EExecution of cryptbase!SystemFunction036 on multi-core VM with forced affinity: same output
EExecution of cryptbase!SystemFunction036 on multi-core VM with forced affinity: same output

To see the WANNACRY process in full, you can watch the demo. We also have the code available for review on GitHub.

Testing both techniques showed that it is possible to predict the future value of the PRNG with the minidump at our disposal. This would be immensely helpful against ransomware like WANNACRY, which uses Windows PRNG to generate unique AES keys for each encrypted file.

Incorporating this research into the Elastic Endpoint

ON Week at Elastic is a place for experimenting without constraints and often leads to great improvements for the existing Elastic solutions.
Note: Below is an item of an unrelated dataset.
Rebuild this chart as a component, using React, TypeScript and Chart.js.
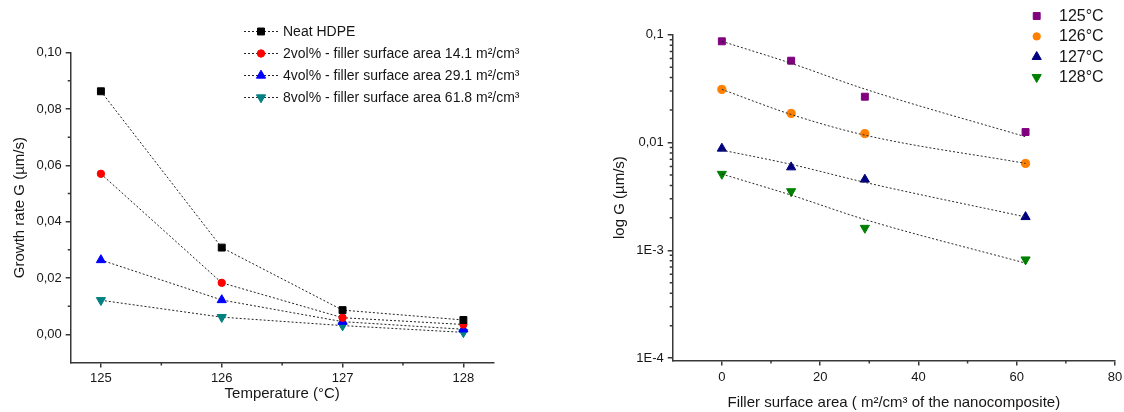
import React, { useEffect, useRef } from 'react';
import { Chart, registerables } from 'chart.js';

Chart.register(...registerables);

const FONT = '"Liberation Sans", Arial, Helvetica, sans-serif';
const TEXT = '#161616';
const AXIS = '#383838';

// ---------- Left chart: growth rate vs temperature ----------
const temperatures = [125, 126, 127, 128];
const neatHDPE = [0.0863, 0.0308, 0.0086, 0.0051];
const vol2 = [0.057, 0.0183, 0.0059, 0.0035];
const vol4 = [0.0264, 0.0122, 0.0045, 0.0018];
const vol8 = [0.0121, 0.0061, 0.0031, 0.0007];
const leftLegendLabels = [
  'Neat HDPE',
  '2vol% - filler surface area 14.1 m\u00B2/cm\u00B3',
  '4vol% - filler surface area 29.1 m\u00B2/cm\u00B3',
  '8vol% - filler surface area 61.8 m\u00B2/cm\u00B3',
];
const leftColors = ['#000000', '#ff0000', '#0000ff', '#008080'];
const leftXTicks = [125, 126, 127, 128];
const leftXMinor = [125.5, 126.5, 127.5];
const leftYTicks = [0, 0.02, 0.04, 0.06, 0.08, 0.1];
const leftYTickLabels = ['0,00', '0,02', '0,04', '0,06', '0,08', '0,10'];
const leftYMinor = [0.01, 0.03, 0.05, 0.07, 0.09];

// ---------- Right chart: log G vs filler surface area ----------
const surfaceArea = [0, 14.1, 29.1, 61.8];
const g125 = [0.0868, 0.0574, 0.0266, 0.0125];
const g126 = [0.0311, 0.0186, 0.0121, 0.0064];
const g127 = [0.0088, 0.0059, 0.00454, 0.00204];
const g128 = [0.0051, 0.00352, 0.00161, 0.00082];
const fit125 = [0.0868, 0.0543, 0.0313, 0.0113];
const fit126 = [0.0311, 0.0182, 0.0117, 0.0064];
const fit127 = [0.0085, 0.00627, 0.00427, 0.00204];
const fit128 = [0.0051, 0.00325, 0.00193, 0.00076];
const rightLegendLabels = ['125\u00B0C', '126\u00B0C', '127\u00B0C', '128\u00B0C'];
const rightColors = ['#800080', '#ff8000', '#000080', '#008000'];
const rightXTicks = [0, 20, 40, 60, 80];
const rightXMinor = [10, 30, 50, 70];
const rightYTicks = [1e-4, 1e-3, 1e-2, 1e-1];
const rightYTickLabels = ['1E-4', '1E-3', '0,01', '0,1'];
const decadeMultipliers = [2, 3, 4, 5, 6, 7, 8, 9];
const rightYDecades = [1e-4, 1e-3, 1e-2];

const pts = (xs: number[], ys: number[]) => xs.map((x, i) => ({ x, y: ys[i] }));

function drawMarker(ctx: CanvasRenderingContext2D, style: string, x: number, y: number, r: number, color: string, rotation = 0) {
  ctx.save();
  ctx.fillStyle = color;
  ctx.strokeStyle = color;
  ctx.lineWidth = 1;
  ctx.setLineDash([]);
  ctx.beginPath();
  if (style === 'rect') {
    const s = Math.SQRT1_2 * r;
    ctx.rect(x - s, y - s, 2 * s, 2 * s);
  } else if (style === 'circle') {
    ctx.arc(x, y, r, 0, Math.PI * 2);
  } else {
    let rad = (rotation * Math.PI) / 180;
    for (let k = 0; k < 3; k++) {
      const px = x + Math.sin(rad) * r;
      const py = y - Math.cos(rad) * r;
      if (k === 0) ctx.moveTo(px, py);
      else ctx.lineTo(px, py);
      rad += (2 * Math.PI) / 3;
    }
  }
  ctx.closePath();
  ctx.fill();
  ctx.stroke();
  ctx.restore();
}

const minorTickPlugin = {
  id: 'minorTicks',
  afterDraw(chart: any, _args: any, opts: any) {
    const ctx = chart.ctx;
    const xs = chart.scales.x;
    const ys = chart.scales.y;
    const len = opts.length ?? 3;
    ctx.save();
    ctx.strokeStyle = AXIS;
    ctx.lineWidth = 1.5;
    ctx.beginPath();
    (opts.x || []).forEach((v: number) => {
      const px = xs.getPixelForValue(v);
      ctx.moveTo(px, xs.top);
      ctx.lineTo(px, xs.top + len);
    });
    (opts.y || []).forEach((v: number) => {
      const py = ys.getPixelForValue(v);
      ctx.moveTo(ys.right, py);
      ctx.lineTo(ys.right - len, py);
    });
    ctx.stroke();
    ctx.restore();
  },
};

const customLegendPlugin = {
  id: 'customLegend',
  afterDraw(chart: any, _args: any, opts: any) {
    if (!opts || !opts.items) return;
    const ctx = chart.ctx;
    ctx.save();
    ctx.font = `${opts.fontSize}px ${FONT}`;
    ctx.fillStyle = TEXT;
    ctx.textBaseline = 'middle';
    ctx.textAlign = 'left';
    opts.items.forEach((it: any, i: number) => {
      const y = opts.y + i * opts.dy;
      if (opts.line) {
        ctx.save();
        ctx.strokeStyle = '#222';
        ctx.lineWidth = 1;
        ctx.setLineDash([2, 2]);
        ctx.beginPath();
        ctx.moveTo(opts.lineX0, y);
        ctx.lineTo(opts.lineX1, y);
        ctx.stroke();
        ctx.restore();
      }
      drawMarker(ctx, it.style, opts.markerX, y, it.radius, it.color, it.rotation || 0);
      ctx.fillStyle = TEXT;
      ctx.fillText(it.label, opts.textX, y + 0.5);
    });
    ctx.restore();
  },
};

const tickFont = { family: FONT, size: 13 };
const titleFont = { family: FONT, size: 15 };

const markerStyles = [
  { style: 'rect', radius: 4.9, rotation: 0 },
  { style: 'circle', radius: 3.7, rotation: 0 },
  { style: 'triangle', radius: 5.3, rotation: 0 },
  { style: 'triangle', radius: 5.3, rotation: 180 },
];

function makeLeftChart(canvas: HTMLCanvasElement) {
  const series = [neatHDPE, vol2, vol4, vol8];
  return new Chart(canvas, {
    type: 'line',
    data: {
      datasets: series.map((s, i) => ({
        label: leftLegendLabels[i],
        data: pts(temperatures, s),
        borderColor: '#222',
        borderWidth: 1,
        borderDash: [2, 2],
        pointStyle: markerStyles[i].style as any,
        pointRadius: markerStyles[i].radius,
        pointRotation: markerStyles[i].rotation,
        pointBackgroundColor: leftColors[i],
        pointBorderColor: leftColors[i],
        pointBorderWidth: 1,
        tension: 0,
        fill: false,
      })),
    },
    options: {
      animation: false,
      responsive: false,
      layout: { padding: { top: 52.7, right: 68.4, bottom: 0, left: 0 } },
      plugins: {
        legend: { display: false },
        tooltip: { enabled: false },
        minorTicks: { x: leftXMinor, y: leftYMinor, length: 3 },
        customLegend: {
          items: leftLegendLabels.map((label, i) => ({ label, color: leftColors[i], ...markerStyles[i] })),
          y: 31.5,
          dy: 22,
          line: true,
          lineX0: 244,
          lineX1: 280,
          markerX: 261,
          textX: 283,
          fontSize: 14,
        },
      } as any,
      scales: {
        x: {
          type: 'linear',
          min: 124.75,
          max: 128.25,
          afterBuildTicks: (scale: any) => {
            scale.ticks = leftXTicks.map((v) => ({ value: v }));
          },
          afterFit: (scale: any) => {
            scale.height = 49.5;
            scale.paddingLeft = 0;
            scale.paddingRight = 0;
          },
          grid: { display: true, drawOnChartArea: false, drawTicks: true, tickLength: 5, color: AXIS, lineWidth: 1.5 },
          border: { display: true, color: AXIS, width: 1.5 },
          ticks: { font: tickFont, color: TEXT, padding: 3, maxRotation: 0, autoSkip: false, callback: (v: any) => String(v) },
          title: { display: true, text: 'Temperature (\u00B0C)', font: titleFont, color: TEXT, padding: { top: 0, bottom: 9 } },
        },
        y: {
          type: 'linear',
          min: -0.01,
          max: 0.1,
          afterBuildTicks: (scale: any) => {
            scale.ticks = leftYTicks.map((v) => ({ value: v }));
          },
          afterFit: (scale: any) => {
            scale.width = 70.7;
            scale.paddingTop = 0;
            scale.paddingBottom = 0;
          },
          grid: { display: true, drawOnChartArea: false, drawTicks: true, tickLength: 5, color: AXIS, lineWidth: 1.5 },
          border: { display: true, color: AXIS, width: 1.5 },
          ticks: { font: tickFont, color: TEXT, padding: 4, autoSkip: false, callback: (_v: any, i: number) => leftYTickLabels[i] },
          title: { display: true, text: 'Growth rate G (\u00B5m/s)', font: titleFont, color: TEXT, padding: { top: 11, bottom: 0 } },
        },
      },
    },
    plugins: [minorTickPlugin, customLegendPlugin],
  } as any);
}

function makeRightChart(canvas: HTMLCanvasElement) {
  const series = [g125, g126, g127, g128];
  const fits = [fit125, fit126, fit127, fit128];
  const fitSets = fits.map((f) => ({
    data: pts(surfaceArea, f),
    borderColor: '#2a2a2a',
    borderWidth: 1,
    borderDash: [2, 2],
    pointRadius: 0,
    cubicInterpolationMode: 'monotone',
    fill: false,
    order: 0,
  }));
  const markerSets = series.map((s, i) => ({
    label: rightLegendLabels[i],
    data: pts(surfaceArea, s),
    showLine: false,
    pointStyle: markerStyles[i].style,
    pointRadius: markerStyles[i].radius + (i === 1 ? 0.4 : 0),
    pointRotation: markerStyles[i].rotation,
    pointBackgroundColor: rightColors[i],
    pointBorderColor: rightColors[i],
    pointBorderWidth: 1,
    order: 1,
  }));
  const minorY: number[] = [];
  rightYDecades.forEach((d) => decadeMultipliers.forEach((m) => minorY.push(d * m)));
  return new Chart(canvas, {
    type: 'line',
    data: { datasets: [...fitSets, ...markerSets] },
    options: {
      animation: false,
      responsive: false,
      layout: { padding: { top: 34.7, right: 9, bottom: 0, left: 0 } },
      plugins: {
        legend: { display: false },
        tooltip: { enabled: false },
        minorTicks: { x: rightXMinor, y: minorY, length: 3 },
        customLegend: {
          items: rightLegendLabels.map((label, i) => ({ label, color: rightColors[i], ...markerStyles[i] })),
          y: 16,
          dy: 20.4,
          line: false,
          markerX: 474.7,
          textX: 497,
          fontSize: 16,
        },
      } as any,
      scales: {
        x: {
          type: 'linear',
          min: -10,
          max: 80,
          afterBuildTicks: (scale: any) => {
            scale.ticks = rightXTicks.map((v) => ({ value: v }));
          },
          afterFit: (scale: any) => {
            scale.height = 51.5;
            scale.paddingLeft = 0;
            scale.paddingRight = 0;
          },
          grid: { display: true, drawOnChartArea: false, drawTicks: true, tickLength: 5, color: AXIS, lineWidth: 1.5 },
          border: { display: true, color: AXIS, width: 1.5 },
          ticks: { font: tickFont, color: TEXT, padding: 4, maxRotation: 0, autoSkip: false, callback: (v: any) => String(v) },
          title: {
            display: true,
            text: 'Filler surface area ( m\u00B2/cm\u00B3 of the nanocomposite)',
            font: titleFont,
            color: TEXT,
            padding: { top: 0, bottom: 0 },
          },
        },
        y: {
          type: 'logarithmic',
          min: 9.5e-5,
          max: 0.1,
          afterBuildTicks: (scale: any) => {
            scale.ticks = rightYTicks.map((v) => ({ value: v }));
          },
          afterFit: (scale: any) => {
            scale.width = 110.7;
            scale.paddingTop = 0;
            scale.paddingBottom = 0;
          },
          grid: { display: true, drawOnChartArea: false, drawTicks: true, tickLength: 5, color: AXIS, lineWidth: 1.5 },
          border: { display: true, color: AXIS, width: 1.5 },
          ticks: { font: tickFont, color: TEXT, padding: 4, autoSkip: false, callback: (_v: any, i: number) => rightYTickLabels[i] },
          title: { display: true, text: 'log G (\u00B5m/s)', font: titleFont, color: TEXT, padding: { top: 49, bottom: 0 } },
        },
      },
    },
    plugins: [minorTickPlugin, customLegendPlugin],
  } as any);
}

export default function App() {
  const leftRef = useRef<HTMLCanvasElement>(null);
  const rightRef = useRef<HTMLCanvasElement>(null);

  useEffect(() => {
    document.body.style.margin = '0';
    document.body.style.background = '#ffffff';
    const c1 = leftRef.current ? makeLeftChart(leftRef.current) : null;
    const c2 = rightRef.current ? makeRightChart(rightRef.current) : null;
    return () => {
      c1?.destroy();
      c2?.destroy();
    };
  }, []);

  return (
    <div style={{ position: 'relative', width: 1124, height: 412, background: '#fff', overflow: 'hidden' }}>
      <canvas ref={leftRef} width={562} height={412} style={{ position: 'absolute', left: 0, top: 0, width: 562, height: 412, display: 'block' }} />
      <canvas ref={rightRef} width={562} height={412} style={{ position: 'absolute', left: 562, top: 0, width: 562, height: 412, display: 'block' }} />
    </div>
  );
}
Process snapshot generation was added to Elastic Security in version 8.11. With protection enabled, should ransomware be detected, the endpoint will generate a complete memory process dump before resuming execution, likely leading to the ransomware process termination. We hope this simple addition can assist DFIR teams further by providing better insight into what the ransomware was attempting.
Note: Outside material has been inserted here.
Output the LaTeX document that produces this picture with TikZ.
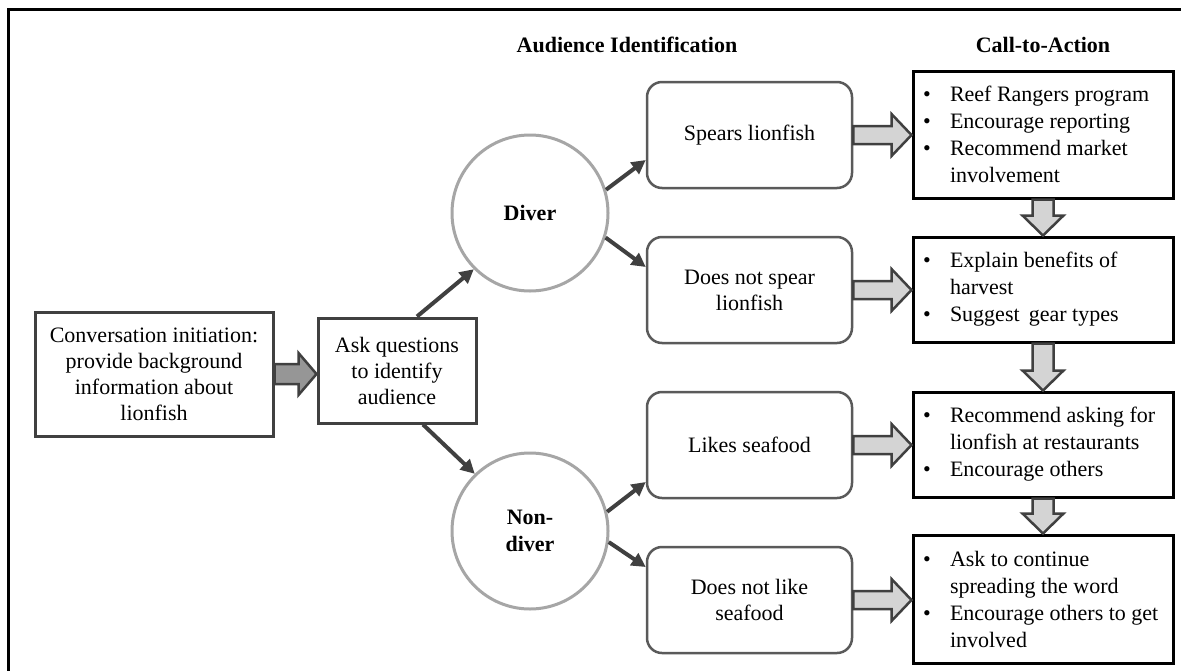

Recent news has shown that process memory dumps can leak a great amount of valuable private information if made available publicly. Therefore, it must be stressed that no memory dump is ever submitted to Elastic, even with the feature enabled. The dump file is generated (and compressed) by the endpoint locally, and the resulting file is stored within Elastic’s secure installation folder (by default, $ElasticInstallPath\Endpoint\cache\RansomwareDumps). This way, the dump files cannot be easily tampered with by attackers but are easily accessible to forensics and incident response teams to assist them in the recovery process.
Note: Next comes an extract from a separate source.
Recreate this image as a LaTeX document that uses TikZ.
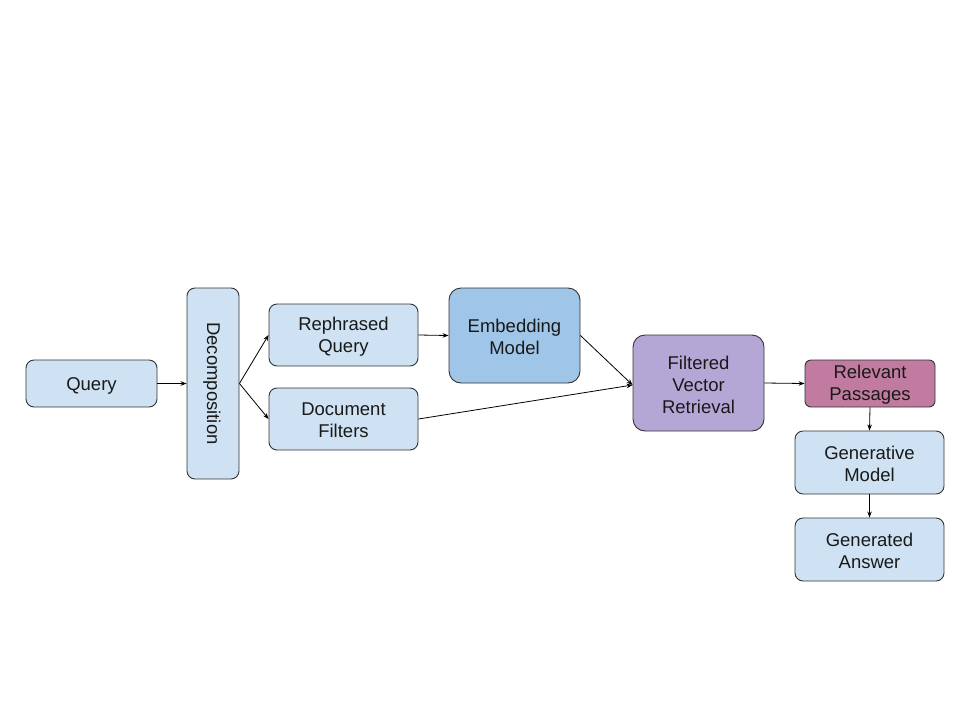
\documentclass[tikz,border=0pt]{standalone}
\usepackage{fontspec}
\setmainfont{Liberation Sans}
\usetikzlibrary{arrows.meta}
\begin{document}
\begin{tikzpicture}[x=1pt,y=-1pt,
  box/.style={draw=black!80, line width=0.9pt, rounded corners=8pt, inner sep=0pt},
  lb/.style={box, fill=lightb},
  txt/.style={align=center, inner sep=0pt, font=\fontsize{18.5}{22}\selectfont, text=black!90},
  conn/.style={draw=black, line width=0.8pt, -{Stealth[length=6pt,width=4.5pt]}}
]
\definecolor{lightb}{HTML}{CFE2F3}
\definecolor{midb}{HTML}{9FC5E8}
\definecolor{purp}{HTML}{B4A7D6}
\definecolor{mag}{HTML}{C27BA0}
\useasboundingbox[fill=white] (0,0) rectangle (960,720);
\node[lb, minimum width=131pt, minimum height=47pt] (query) at (91.5,383.5) {};
\node[lb, minimum width=52pt, minimum height=191pt] (dec) at (213,383.5) {};
\node[lb, minimum width=149pt, minimum height=62pt] (reph) at (343.5,335) {};
\node[lb, minimum width=149pt, minimum height=62pt] (filt) at (343.5,419) {};
\node[box, fill=midb, rounded corners=12pt, minimum width=131pt, minimum height=95pt] (emb) at (514.5,335.5) {};
\node[box, fill=purp, rounded corners=12pt, minimum width=131pt, minimum height=96pt] (fvr) at (698.5,383) {};
\node[box, fill=mag, rounded corners=6pt, minimum width=130pt, minimum height=47pt] (rel) at (870,383.5) {};
\node[lb, minimum width=149pt, minimum height=63pt] (gen) at (869.5,462.5) {};
\node[lb, minimum width=149pt, minimum height=63pt] (ans) at (869.5,549.5) {};
\node[txt] (queryt) at ([yshift=-2pt]query.center) {Query};
\node[txt, rotate=-90] (dect) at ([xshift=-1pt]dec.center) {Decomposition};
\node[txt] (repht) at ([yshift=-1.5pt]reph.center) {Rephrased\\Query};
\node[txt] (filtt) at ([yshift=-1.5pt]filt.center) {Document\\Filters};
\node[txt] (embt) at ([yshift=-1.5pt]emb.center) {Embedding\\Model};
\node[txt] (fvrt) at ([yshift=-1.5pt]fvr.center) {Filtered\\Vector\\Retrieval};
\node[txt] (relt) at ([yshift=-1.5pt]rel.center) {Relevant\\Passages};
\node[txt] (gent) at ([yshift=-1.5pt]gen.center) {Generative\\Model};
\node[txt] (anst) at ([yshift=-1.5pt]ans.center) {Generated\\Answer};
\draw[conn] (query.east) -- (dec.west);
\draw[conn] (dec.east) -- (reph.west);
\draw[conn] (dec.east) -- (filt.west);
\draw[conn] (reph.east) -- (emb.west);
\draw[conn] (emb.east) -- ([yshift=-2pt]fvr.west);
\draw[conn] (filt.east) -- ([yshift=-2pt]fvr.west);
\draw[conn] (fvr.east) -- (rel.west);
\draw[conn] (rel.south) -- (gen.north);
\draw[conn] (gen.south) -- (ans.north);
\end{tikzpicture}
\end{document}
Let’s demonstrate this feature in action on a fresh Elastic 8.11 against NOTPETYA: watch the demo

Closing remarks

This concluded our ON Week research with quite a positive outcome. Did we come up with a bulletproof solution against all ransomware? No, and such a thing likely won’t ever exist. As we’ve underlined in the introduction, ransomware exists in so many types and varieties that it probably seems impossible to have one solution for all.

What this research found, however, was that this approach offers a great trade-off between FP risk, system requirements, and potential outcome. There is very little risk of snapshotting the process memory should it be flagged as ransomware by the canary feature. In the case of a false positive, the computer would simply end up with a dump file in a protected location (and ZIP compression would drastically reduce the footprint on disk).

While this is not the perfect ransomware solution, offering a memory dump of the ransomware can boost forensic work and potentially allow teams to recover or even predict session encryption keys. Complete memory dumps can be an amazing ally in debugging and forensics because they provide an exhaustive view of how things happen at runtime. And thanks to emulation, we can confidently retrace some of the steps that lead to a compromise and hopefully fix it.